Verilog: Can two always blocks be merged into one always block?

Question

I have a Question that two always @(posedge clk) blocks would be identical to one always @(posedge clk) block.

For example,

always @(posedge clk) begin
    // do task1
end

always @(posedge clk) begin
   // do task2
end

is identical to this one?

always @(posedge clk) begin
    // do task1
    // do task2
end

Thank you

Answer 1

No, they are not.

In the first example the two tasks are executed in parallel. In the second they are executed sequentially.

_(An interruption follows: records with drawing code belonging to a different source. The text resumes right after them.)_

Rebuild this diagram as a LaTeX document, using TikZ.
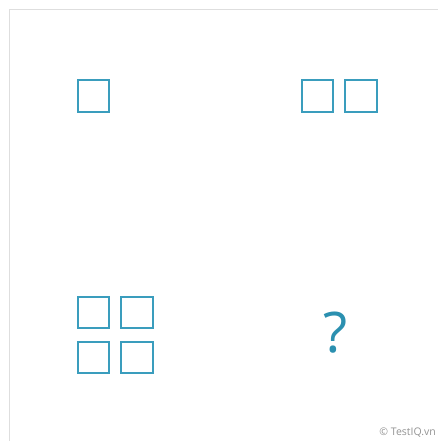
\documentclass[tikz,border=0pt]{standalone}
\usepackage{fontspec}
\setmainfont{Open Sans}
\usepackage{tikz}
\usetikzlibrary{positioning}
\definecolor{TileBlue}{HTML}{3A9DBD}
\definecolor{MarkBlue}{HTML}{2B90B0}
\definecolor{FrameGray}{HTML}{DEDEDE}

\begin{document}
\begin{tikzpicture}[x=1pt, y=-1pt,
  % ── tile style ───────────────────────────────────────────
  cell/.style={
    draw=TileBlue, line width=2pt, fill=white,
    minimum size=31.5pt, inner sep=0pt
  },
  % ── frame style ──────────────────────────────────────────
  frame/.style={draw=FrameGray, line width=1.8pt},
  % ── question mark ────────────────────────────────────────
  qmark/.style={text=MarkBlue, font=\fontsize{56}{56}\selectfont, inner sep=0pt}
]
\useasboundingbox (0,0) rectangle (438,441);

%% ── Frame ──
\coordinate (TL) at (9.5,9.5);
\coordinate (TR) at (438,9.5);
\coordinate (BL) at (9.5,441);
\draw[frame] (BL) -- (TL) -- (TR);

%% ── Panel 1: one tile ──
\node[cell] (A1) at (93.5,95.8) {};

%% ── Panel 2: two tiles ──
\node[cell] (B1) at (317.7,95.8) {};
\node[cell, right=10pt of B1] (B2) {};

%% ── Panel 3: four tiles ──
\node[cell] (C1) at (93.5,312.5) {};
\node[cell, right=10pt of C1] (C2) {};
\node[cell, below=11.5pt of C1] (C3) {};
\node[cell, right=10pt of C3] (C4) {};

%% ── Panel 4: unknown ──
\node[qmark] (Q) at (336,333) {?};

%% ── Credit ──
\node[anchor=east, text=gray!85, font=\fontsize{10.5}{11}\selectfont, inner sep=0pt] (CR) at (436,432.5) {© TestIQ.vn};

\end{tikzpicture}
\end{document}
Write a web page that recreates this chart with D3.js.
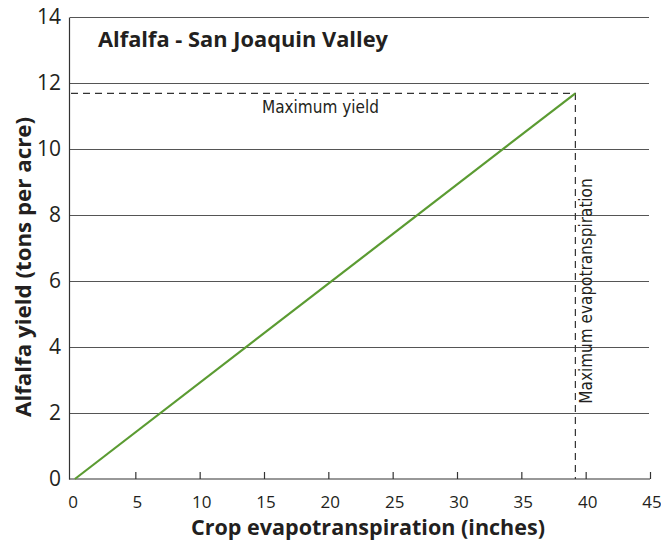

Here is an extreme example where things not only are different but there is even a nasty side effect. So let's first define a clock and two tasks:

reg clk,a,b;

   initial
   begin
      clk = 1'b0;
      a = 1'b0;
      b = 1'b0;
      forever
         #50 clk = ~clk;
   end

task task1;
begin
   #10;
   a <= 1'b1;      
   #30;
   a <= 1'b0;
end
endtask


task task2;
begin
   #10;
   b <= 1'b1;      
   #70;
   b <= 1'b0;
end
endtask

Now if we call the tasks separately each finishes before the end of the clock cycle.

always @(posedge clk) begin
    task1;
end

always @(posedge clk) begin
   task2;
end

This gives the following waveform in which the pattern repeats every clock cycle and the two waveform are in parallel:

I we use the second code, the total time in the task is longer then the clock cycle.

always @(posedge clk) 
begin
   task1;
   task2;
end

This gives a different waveform in which the patterns are sequentially, but also repeats every second clock cycle.

Answer 2

It depends. If there are no dependancies between the two tasks, which normally there won't be for synthesizable RTL, then it does not matter.

But if there is a requirement that task1 executes before task2, then only the single always block can guarantee that.